Travail social : le CESE appelle à une large concertation autour du statut
Un nouvel avis du CESE propose la mise en place d’une instance ad hoc multipartite pour accompagner l’élaboration de la loi-cadre sur le travail social. Le conseil plaide pour «une définition marocaine du travail social».
Le Conseil économique, social et environnemental (CESE) a adopté à l’unanimité, l’avis portant sur le projet de loi 45-18, relatif à la réglementation de la profession du travailleur et de la travailleuse sociaux. Pour rappel, ce projet de loi vise à réglementer la profession des travailleuses et travailleurs sociaux dans le secteur privé (salariés et indépendants). C’est la Chambre des conseillers qui avait saisi le conseil en septembre dernier afin d’avoir l’avis de l’instance présidée par Ahmed Réda Chami à propos de la législation projetée. La principale conclusion du conseil réside dans «la difficulté de cadrer le concept «travail social», qui est loin de désigner un champ d’activité unifié et dûment délimité». «Au Maroc, «le social» est largement associé au travail associatif, aux bonnes œuvres, à la charité, au bénévolat et à la solidarité envers les catégories vulnérables de la société», précise le nouvel avis du conseil. Plusieurs points positifs ont été mentionnés, notamment l’obligation d’acquérir des connaissances scientifiques et des compétences suivant un cursus académique et pratique, pour prétendre au titre de «professionnel», ainsi que l’énonciation d’un ensemble de principes et valeurs du travail social en accord avec les droits.

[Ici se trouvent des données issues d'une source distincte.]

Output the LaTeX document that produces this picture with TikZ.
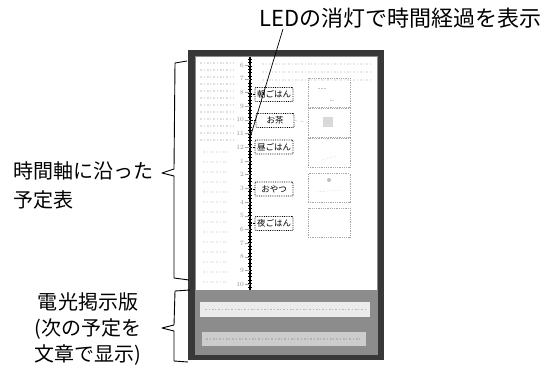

Le conseil a également mis en relief la présence de mesures qui cadrent de manière claire l’intérêt supérieur des bénéficiaires, la non–discrimination, le respect de la dignité des personnes, la protection des droits des bénéficiaires, le respect de la confidentialité, la moralité et la probité.
Les recommandations
À l’issue de sa lecture du projet de loi, et au terme d’un large processus d’écoute des acteurs et parties concernés, le CESE a formulé un certain nombre d’observations «susceptibles d’être rectifiées, clarifiées ou améliorées». Ces remarques ont trait aux concepts essentiels liés au travail social, ainsi qu’au statut de la profession des travailleuses et travailleurs sociaux. Le conseil appelle en premier lieu à mieux définir le champ d’activité du travail social, essentiellement les différents métiers du travail social et surtout de «distinguer entre ce qui relève de la responsabilité de l’État et ce qui relève des professionnels généralement représentés par une instance», indique l’argumentaire du CESE. L’apport de la loi-cadre, devra conduire à l’élaboration d’une charte déontologique contraignante, en vue d’assurer le respect des principes et valeurs de la profession des travailleurs sociaux. Parmi les points saillants relevés par le conseil, figurent la nécessité de joindre au projet de loi une étude d’impact, qui comprend principalement une évaluation des implications importantes de la loi, ainsi que les avis et recommandations issus des consultations menées dans le cadre de l’élaboration du projet, «d’autant plus qu’il s’agit de la promulgation d’une législation inédite dans ce domaine», insiste le conseil. D’autres omissions relevées après la lecture commune des dispositions projetées résident dans l’absence de mesures spécifiques concernant les métiers du travail social impliquant des soins et des accompagnements spécialisés et comportant des risques pour les personnes accompagnées.
Pourquoi une loi-cadre ?
Il s’agit de doter le statut projeté des salariés du secteur social d’une orientation qui stimule les compétences vers ce pan important dans l’action sociale des instances et des organismes publics. «Le CESE souligne l’importance d’une loi ambitieuse et orientée vers l’encouragement, la reconnaissance de l’utilité sociale du travail social, le développement des compétences, la protection et le respect des libertés fondamentales des travailleurs sociaux», indique la version finale de l’avis du conseil qui recommande de réglementer le travail social en vertu d’une loi-cadre qui inclurait «une définition marocaine du travail social, en s’appuyant sur la définition internationale du travail social et énoncerait les grands principes du travail social». La loi-cadre préconisée devrait, en outre, prévoir des mesures de protection spécifiques des travailleurs sociaux dans le Code du travail, le Code pénal et le Statut général de la fonction publique, en matière d’indépendance professionnel, de secret professionnel et de protection d’un ensemble de risques d’agressions, de diffamation et de contaminations liés à l’exercice. Il importe aussi d’élaborer un statut particulier des travailleurs sociaux dans la fonction publique, les collectivités territoriales et autres établissements relevant de l’État, selon la feuille de route législative tracée par le CESE, avec la mise en place d’une instance ad hoc multipartite consultative du travail social pour accompagner l’élaboration de la loi-cadre.